San Esteban de Gormaz: Exposición de la Barbarie



A pesar de haber dejado atrás el meridiano del mes de agosto, y haber sentido en la piel, a primera hora de la mañana, ese aliento fresco que se cuela despreocupadamente por los valles que, semejando una cuña cercan a la hermosa ciudad de Medinaceli, el sol apenas nos decepcionó cuando hacíamos nuestra particular 'entrada triunfal' en la hermosa villa de San Esteban de Gormaz. Tanto, o quizás más añeja aún que la propia historia del pueblo, la iglesia románica de San Miguel (siglo XI), nos recibió engalanada de fiesta, como si los vecinos hubieran decidido, de común acuerdo, hacerla reina mayor por un día.
Siendo la decana de las iglesias románicas -no sólo de la provincia de Soria, sino de España- junto a su piedra, bellamente labrada, aunque miserablemente castigada por el tiempo cuando no por la acción descabellada de los hombres, una exposición de antiguos y terribles artilugios nos abofeteo en plena cara, recordándonos que la imaginación humana no conoce límites a la hora de someter y herir a sus semejantes.
En efecto, hablo de la tortura -aplicada sin compasión, aún en nuestros días-, aunque en el caso que nos ocupa, con el inconcebible agravante de ser utilizada en el nombre de Dios.
Echando un vistazo a 'la doncella de hierro' -donde Montse aceptó posar, no sin experimentar un repentino estremecimiento que le puso la piel de gallina- el 'bressol de Judas', el potro, la 'silla de interrogatorios', las brasas y los ganchos -sólo por citar algunos ejemplos- teníamos la oportunidad de ser ocasionales testigos de una estremecedora visión gráfica de hasta dónde puede llegar la imaginación del hombre puesta al servicio de la intransigencia.
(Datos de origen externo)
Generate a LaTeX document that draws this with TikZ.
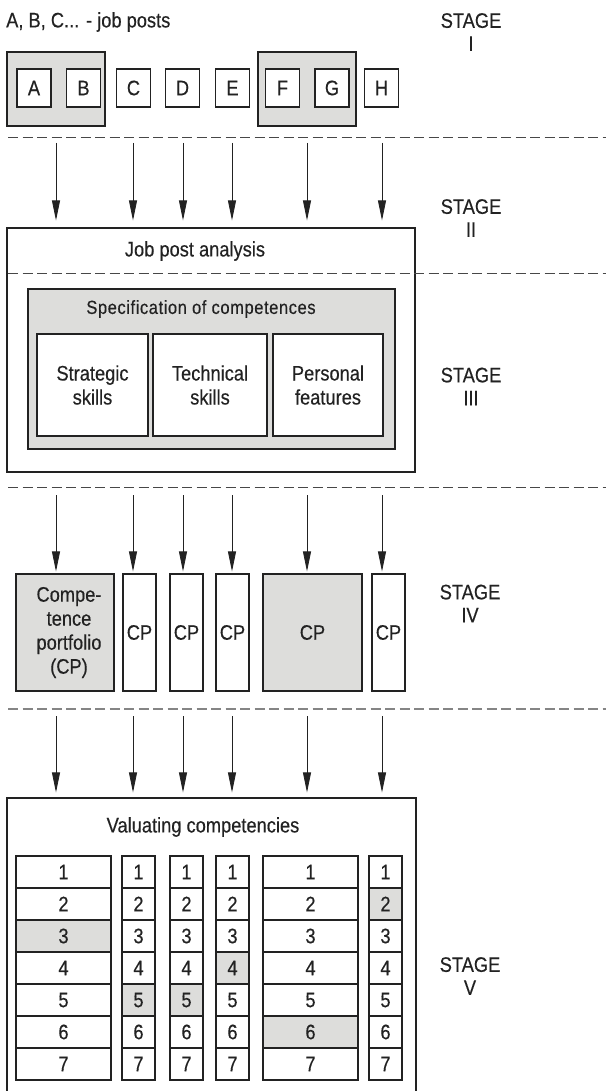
\documentclass[tikz,border=0pt]{standalone}
\usepackage{fontspec}
\setmainfont[FakeStretch=0.87,FakeBold=0.35]{Liberation Sans}
\usetikzlibrary{arrows.meta}
\definecolor{boxgray}{HTML}{DDDDDB}
\definecolor{linecol}{HTML}{222222}
\begin{document}
\begin{tikzpicture}[x=1pt,y=-1pt,
  txt/.style={font=\fontsize{21}{24}\selectfont, inner sep=0pt, align=center, text=linecol},
  box/.style={txt, draw=linecol, line width=1.1pt, fill=white},
  gbox/.style={box, fill=boxgray},
  arr/.style={-{Triangle[length=20pt,width=8pt]}, line width=0.8pt, draw=linecol},
  sepline/.style={dash pattern=on 10pt off 4.5pt, line width=0.9pt, draw=black!72},
  sepgray/.style={sepline, draw=black!48, line width=1.1pt},
  stagelbl/.style={txt, font=\fontsize{21}{23}\selectfont}]
\useasboundingbox (0,0) rectangle (606,1091);
\clip (0,0) rectangle (606,1091);
\fill[white] (0,0) rectangle (606,1091);

% ---------- Stage I ----------
\node[txt, anchor=west] (title) at (6,22) {A, B, C... - job posts};
\node[stagelbl] (st1) at (471,32) {STAGE\\I};
\node[gbox, minimum width=98pt, minimum height=74pt] (gab) at (56,89) {};
\node[gbox, minimum width=98pt, minimum height=74pt] (gfg) at (307,89) {};
\foreach \n/\x in {A/34, B/83.5, C/133.5, D/182.5, E/232.5, F/282.5, G/332, H/381.5}{
  \node[box, minimum width=34pt, minimum height=38pt] (job\n) at (\x,88) {\n};
}

% ---------- separators ----------
\coordinate (sepL1) at (8,137);  \coordinate (sepR1) at (606,137);
\coordinate (sepL2) at (8,273);  \coordinate (sepR2) at (606,273);
\coordinate (sepL3) at (8,487);  \coordinate (sepR3) at (606,487);
\coordinate (sepL4) at (8,709);  \coordinate (sepR4) at (606,709);

% ---------- Stage II / III ----------
\node[stagelbl] (st2) at (471,218) {STAGE\\II};
\node[box, minimum width=408pt, minimum height=244pt] (jpa) at (211,350) {};
\node[txt] (jpatxt) at (195,251) {Job post analysis};
\draw[sepline] (sepL1) -- (sepR1);
\draw[sepline] (sepL2) -- (sepR2);
\draw[sepline] (sepL3) -- (sepR3);
\draw[sepgray] (sepL4) -- (sepR4);
\node[gbox, minimum width=367pt, minimum height=160pt] (spec) at (211.5,369) {};
\node[txt, font=\fontsize{19}{22}\selectfont\addfontfeature{LetterSpace=3}] (spectxt) at (201,309) {Specification of competences};
\node[box, minimum width=111pt, minimum height=102pt] (strat) at (92.5,385) {Strategic\\skills};
\node[box, minimum width=114pt, minimum height=102pt] (tech) at (210,385) {Technical\\skills};
\node[box, minimum width=110pt, minimum height=102pt] (pers) at (328,385) {Personal\\features};
\node[stagelbl] (st3) at (471,386.5) {STAGE\\III};

% ---------- Stage IV ----------
\node[stagelbl] (st4) at (470,603.5) {STAGE\\IV};
\node[gbox, minimum width=98pt, minimum height=117pt] (cp0) at (65,632.5) {\hspace*{8pt}Compe-\\\hspace*{8pt}tence\\\hspace*{8pt}portfolio\\\hspace*{8pt}(CP)};
\node[box, minimum width=33pt, minimum height=117pt] (cp1) at (139.5,632.5) {CP};
\node[box, minimum width=33pt, minimum height=117pt] (cp2) at (186.5,632.5) {CP};
\node[box, minimum width=33pt, minimum height=117pt] (cp3) at (232.5,632.5) {CP};
\node[gbox, minimum width=99pt, minimum height=117pt] (cp4) at (312.5,632.5) {CP};
\node[box, minimum width=33pt, minimum height=117pt] (cp5) at (388.5,632.5) {CP};

% ---------- Stage V ----------
\node[stagelbl] (st5) at (470,976) {STAGE\\V};
\node[box, minimum width=409pt, minimum height=310pt] (val) at (211.5,953) {};
\node[txt] (valtxt) at (203,827) {Valuating competencies};
\foreach \c/\xa/\xb/\g in {1/16/111/3, 2/122/155/5, 3/170/203/5, 4/216/249/4, 5/263/358/6, 6/369/402/2}{
  \foreach \r in {1,...,7}{
    \pgfmathsetmacro\cy{856+32*\r-16}
    \pgfmathsetmacro\cx{(\xa+\xb)/2}
    \pgfmathsetmacro\w{\xb-\xa}
    \ifnum\r=\g\relax \def\fc{boxgray}\else\def\fc{white}\fi
    \node[box, fill=\fc, line width=1.2pt, minimum width=\w pt, minimum height=32pt] (cell\c-\r) at (\cx,\cy) {\r};
  }
}

% ---------- arrows ----------
\foreach \i/\x in {1/56, 2/133, 3/183, 4/232, 5/307, 6/382}{
  \coordinate (aS\i) at (\x,143);
  \coordinate (bS\i) at (\x,495);
  \coordinate (cS\i) at (\x,716);
  \draw[arr, shorten >=7pt] (aS\i) -- (aS\i |- jpa.north);
  \draw[arr, shorten >=2pt] (bS\i) -- (bS\i |- cp1.north);
  \draw[arr, shorten >=5pt] (cS\i) -- (cS\i |- val.north);
}
\end{tikzpicture}
\end{document}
Observando esos engendros, toscos en su diseño pero terriblemente eficaces en su detestable misión, resultaba fácil imaginar el doloroso destino de los pobres desgraciados que caían en manos de inquisidores y verdugos, cuya patología mental estaba más cerca del universo despiadado del psicópata, que de ese otro universo sagrado de Dios, a quien supuestamente servían y cuya bondad alababan.
Ni siquiera la degustación de un trago de buen vino ofrecido por los amables representantes de una cooperativa vinícola situada en las inmediaciones de la iglesia, consiguió hacer aflorar en nuestro interior esa chispa de alegría asociada siempre a una celebración, y aunque continuamos nuestra visita a una entrañable y pinturesca ciudad -visita que recomiendo, pues merece la pena- una negra sombra se extendió por mis pensamientos pensando que uno de los símbolos que hizo considerar como brutal a la Edad Media, seguía siendo, a fin de cuentas, una de las características más sobresalientes de nuestro civilizado siglo.